**Given request**
Nothing but the lines from the line with "Emit a Python" to the line with "y_r130 = [188, 1.16, 0.011, 8.0e-4, 1.89e-5, 6.7e-6]", both included, is to be repeated, and those exactly. Leave out the pictures.
┄┄┄┄┄┄┄┄┄┄┄┄┄┄┄┄┄┄┄┄
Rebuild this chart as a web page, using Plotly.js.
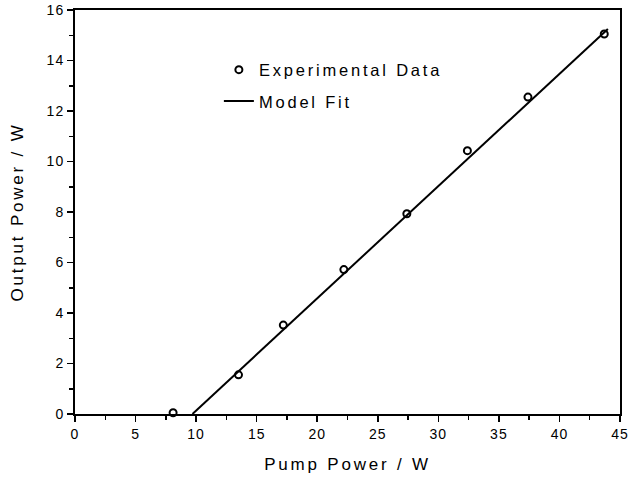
<!DOCTYPE html>
<html>
<head>
<meta charset="utf-8">
<script src="https://cdn.plot.ly/plotly-3.0.1.min.js"></script>
<style>
html, body { margin: 0; padding: 0; background: #fff; }
#chart { width: 629px; height: 478px; }
.xtitle, .ytitle { letter-spacing: 2.8px; }
.legendtext { letter-spacing: 2.8px; }
.xtick text, .ytick text { letter-spacing: 1px; }
</style>
</head>
<body>
<div id="chart"></div>
<script>
// Experimental data
const pumpPower = [8.1, 13.5, 17.2, 22.2, 27.4, 32.4, 37.4, 43.7];
const outputPower = [0.05, 1.55, 3.52, 5.72, 7.93, 10.43, 12.55, 15.05];
// Model fit line endpoints
const fitPump = [9.7, 44.0];
const fitOutput = [0.0, 15.25];
// Axis ticks
const xTicks = [0, 5, 10, 15, 20, 25, 30, 35, 40, 45];
const yTicks = [0, 2, 4, 6, 8, 10, 12, 14, 16];

const font = 'Liberation Sans, Arial, Helvetica, sans-serif';

const traces = [
  {
    x: pumpPower, y: outputPower, type: 'scatter', mode: 'markers',
    name: 'Experimental Data', legendgroup: 'a',
    marker: { symbol: 'circle-open', size: 7, color: '#000', line: { width: 2, color: '#000' } },
    cliponaxis: false
  },
  {
    x: fitPump, y: fitOutput, type: 'scatter', mode: 'lines',
    name: 'Model Fit', legendgroup: 'b',
    line: { color: '#000', width: 2 },
    cliponaxis: false
  }
];

const layout = {
  width: 629, height: 478,
  margin: { l: 75, r: 9, t: 10, b: 64 },
  paper_bgcolor: '#fff', plot_bgcolor: '#fff',
  font: { family: font, color: '#000', size: 14 },
  showlegend: true,
  legend: {
    x: 0.264, y: 0.895, xanchor: 'left', yanchor: 'top',
    bgcolor: 'rgba(0,0,0,0)', borderwidth: 0,
    font: { family: font, size: 16.5, color: '#000' },
    traceorder: 'grouped', tracegroupgap: 7
  },
  xaxis: {
    range: [0, 45], tickvals: xTicks, ticktext: xTicks.map(String),
    ticks: 'outside', ticklen: 6, tickwidth: 1.5, tickcolor: '#000',
    showline: true, linewidth: 2, linecolor: '#000', mirror: true,
    showgrid: false, zeroline: false,
    tickfont: { family: font, size: 14, color: '#000' },
    minor: { dtick: 2.5, tick0: 0, ticks: 'outside', ticklen: 4, tickwidth: 1.5, tickcolor: '#000', showgrid: false },
    title: { text: 'Pump Power / W', font: { family: font, size: 17, color: '#000' }, standoff: 17 }
  },
  yaxis: {
    range: [0, 16], tickvals: yTicks, ticktext: yTicks.map(String),
    ticks: 'outside', ticklen: 6, tickwidth: 1.5, tickcolor: '#000',
    showline: true, linewidth: 2, linecolor: '#000', mirror: true,
    showgrid: false, zeroline: false,
    tickfont: { family: font, size: 14, color: '#000' },
    minor: { dtick: 1, tick0: 0, ticks: 'outside', ticklen: 4, tickwidth: 1.5, tickcolor: '#000', showgrid: false },
    title: { text: 'Output Power / W', font: { family: font, size: 17, color: '#000' }, standoff: 19 }
  }
};

Plotly.newPlot('chart', traces, layout, { displayModeBar: false, staticPlot: true });
</script>
</body>
</html>
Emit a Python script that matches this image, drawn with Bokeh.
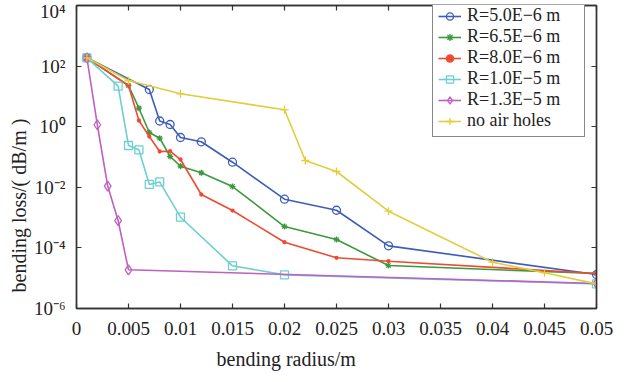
from bokeh.plotting import figure
from bokeh.models import Range1d, FixedTicker, CustomJSTickFormatter, LogAxis, LinearAxis, Title
from bokeh.embed import file_html
from bokeh.resources import INLINE

# ---- data ----
x_r50 = [0.001, 0.007, 0.008, 0.009, 0.010, 0.012, 0.015, 0.020, 0.025, 0.030, 0.050]
y_r50 = [188, 16.9, 1.54, 1.18, 0.44, 0.318, 0.0673, 0.00405, 0.00175, 1.17e-4, 1.32e-5]

x_r65 = [0.001, 0.005, 0.006, 0.007, 0.008, 0.009, 0.010, 0.012, 0.015, 0.020, 0.025, 0.030, 0.050]
y_r65 = [188, 22.9, 4.08, 0.644, 0.417, 0.104, 0.0497, 0.0301, 0.0106, 5.08e-4, 1.89e-4, 2.62e-5, 1.43e-5]

x_r80 = [0.001, 0.005, 0.006, 0.007, 0.008, 0.009, 0.010, 0.012, 0.015, 0.020, 0.025, 0.030, 0.050]
y_r80 = [188, 22.9, 1.6, 0.475, 0.152, 0.155, 0.0826, 0.00578, 0.00171, 1.54e-4, 4.71e-5, 3.64e-5, 1.43e-5]

x_r100 = [0.001, 0.004, 0.005, 0.006, 0.007, 0.008, 0.010, 0.015, 0.020, 0.050]
y_r100 = [188, 21.7, 0.24, 0.173, 0.0124, 0.015, 0.00103, 2.56e-5, 1.29e-5, 6.5e-6]

x_r130 = [0.001, 0.002, 0.003, 0.004, 0.005, 0.050]
y_r130 = [188, 1.16, 0.011, 8.0e-4, 1.89e-5, 6.7e-6]

x_noair = [0.001, 0.005, 0.010, 0.020, 0.022, 0.025, 0.030, 0.040, 0.045, 0.050]
y_noair = [188, 33.5, 12.2, 3.61, 0.0766, 0.0332, 0.00163, 3.37e-5, 1.51e-5, 6.5e-6]

x_ticks = [0, 0.005, 0.01, 0.015, 0.02, 0.025, 0.03, 0.035, 0.04, 0.045, 0.05]
y_ticks = [1e-6, 1e-4, 1e-2, 1e0, 1e2, 1e4]

x_title = "bending radius/m"
y_title = "bending loss/( dB/m )"

series = [
    ("R=5.0E\u22126 m", x_r50, y_r50, "#3d5db8", "circle", 8, False),
    ("R=6.5E\u22126 m", x_r65, y_r65, "#3c9a3c", "asterisk", 6, True),
    ("R=8.0E\u22126 m", x_r80, y_r80, "#f04a32", "circle", 3, True),
    ("R=1.0E\u22125 m", x_r100, y_r100, "#6fcfcf", "square", 8, False),
    ("R=1.3E\u22125 m", x_r130, y_r130, "#c060c0", "diamond", 10, False),
    ("no air holes", x_noair, y_noair, "#e2cd3c", "cross", 8, True),
]

FONT = "Liberation Serif"
TXT = "#222222"
AX = "#333333"

p = figure(width=625, height=382, x_range=Range1d(0, 0.05), y_range=Range1d(1e-6, 1e4),
           y_axis_type="log", output_backend="svg", toolbar_location=None,
           min_border_left=76, min_border_right=29, min_border_top=5, min_border_bottom=74)

p.xgrid.visible = False
p.ygrid.visible = False
p.outline_line_color = AX
p.outline_line_width = 1.4
p.background_fill_color = "white"
p.border_fill_color = "white"

for label, xs, ys, col, mk, sz, filled in series:
    p.line(xs, ys, line_color=col, line_width=1.6, legend_label=label)
    p.scatter(xs, ys, marker=mk, size=sz, line_color=col, line_width=1.3,
              fill_color=col if filled else None, legend_label=label)

x_fmt = CustomJSTickFormatter(code="return String(Number(tick.toFixed(3)));")
y_fmt = CustomJSTickFormatter(code="""
const e = Math.round(Math.log10(tick));
const sup = {'0':'\u2070','1':'\u00b9','2':'\u00b2','3':'\u00b3','4':'\u2074','5':'\u2075','6':'\u2076','7':'\u2077','8':'\u2078','9':'\u2079','-':'\u207b'};
return '10' + String(e).split('').map(c => sup[c]).join('');
""")
empty_fmt = CustomJSTickFormatter(code="return '';")

def style_axis(ax):
    ax.axis_line_color = AX
    ax.axis_line_width = 1.4
    ax.major_tick_line_color = AX
    ax.major_tick_line_width = 1.2
    ax.major_tick_in = 5
    ax.major_tick_out = 0
    ax.minor_tick_in = 0
    ax.minor_tick_out = 0
    ax.major_label_text_font = FONT
    ax.major_label_text_font_size = "19px"
    ax.major_label_text_color = TXT

xa = p.xaxis[0]
xa.ticker = FixedTicker(ticks=x_ticks, minor_ticks=[])
xa.formatter = x_fmt
style_axis(xa)
xa.major_label_standoff = 13

ya = p.yaxis[0]
ya.ticker = FixedTicker(ticks=y_ticks, minor_ticks=[])
ya.formatter = y_fmt
style_axis(ya)
ya.major_label_standoff = 11
ya.major_label_text_baseline = "top"

top = LinearAxis(ticker=FixedTicker(ticks=x_ticks, minor_ticks=[]), formatter=empty_fmt)
style_axis(top)
top.major_label_standoff = 0
p.add_layout(top, "above")

right = LogAxis(ticker=FixedTicker(ticks=y_ticks, minor_ticks=[]), formatter=empty_fmt)
style_axis(right)
right.major_label_standoff = 0
p.add_layout(right, "right")

# axis titles (the reference titles sit off-centre)
xt = Title(text=x_title, align="left", offset=140, standoff=17,
           text_font=FONT, text_font_size="20px", text_font_style="normal", text_color=TXT)
p.add_layout(xt, "below")
yt = Title(text=y_title, align="left", offset=16, standoff=2,
           text_font=FONT, text_font_size="20px", text_font_style="normal", text_color=TXT)
p.add_layout(yt, "left")

lg = p.legend[0]
lg.location = (356, 171)
lg.border_line_color = "#111111"
lg.border_line_width = 1.5
lg.background_fill_color = "white"
lg.background_fill_alpha = 1.0
lg.label_text_font = FONT
lg.label_text_font_size = "18px"
lg.label_text_color = TXT
lg.glyph_width = 23
lg.glyph_height = 18
lg.label_height = 18
lg.label_width = 112
lg.label_standoff = 6
lg.spacing = 0
lg.padding = 5
lg.margin = 0

open("out.html", "w", encoding="utf-8").write(file_html(p, INLINE))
┄┄┄┄┄┄┄┄┄┄┄┄┄┄┄┄┄┄┄┄
**Task response**
Emit a Python script that matches this image, drawn with Bokeh.
from bokeh.plotting import figure
from bokeh.models import Range1d, FixedTicker, CustomJSTickFormatter, LogAxis, LinearAxis, Title
from bokeh.embed import file_html
from bokeh.resources import INLINE

# ---- data ----
x_r50 = [0.001, 0.007, 0.008, 0.009, 0.010, 0.012, 0.015, 0.020, 0.025, 0.030, 0.050]
y_r50 = [188, 16.9, 1.54, 1.18, 0.44, 0.318, 0.0673, 0.00405, 0.00175, 1.17e-4, 1.32e-5]

x_r65 = [0.001, 0.005, 0.006, 0.007, 0.008, 0.009, 0.010, 0.012, 0.015, 0.020, 0.025, 0.030, 0.050]
y_r65 = [188, 22.9, 4.08, 0.644, 0.417, 0.104, 0.0497, 0.0301, 0.0106, 5.08e-4, 1.89e-4, 2.62e-5, 1.43e-5]

x_r80 = [0.001, 0.005, 0.006, 0.007, 0.008, 0.009, 0.010, 0.012, 0.015, 0.020, 0.025, 0.030, 0.050]
y_r80 = [188, 22.9, 1.6, 0.475, 0.152, 0.155, 0.0826, 0.00578, 0.00171, 1.54e-4, 4.71e-5, 3.64e-5, 1.43e-5]

x_r100 = [0.001, 0.004, 0.005, 0.006, 0.007, 0.008, 0.010, 0.015, 0.020, 0.050]
y_r100 = [188, 21.7, 0.24, 0.173, 0.0124, 0.015, 0.00103, 2.56e-5, 1.29e-5, 6.5e-6]

x_r130 = [0.001, 0.002, 0.003, 0.004, 0.005, 0.050]
y_r130 = [188, 1.16, 0.011, 8.0e-4, 1.89e-5, 6.7e-6]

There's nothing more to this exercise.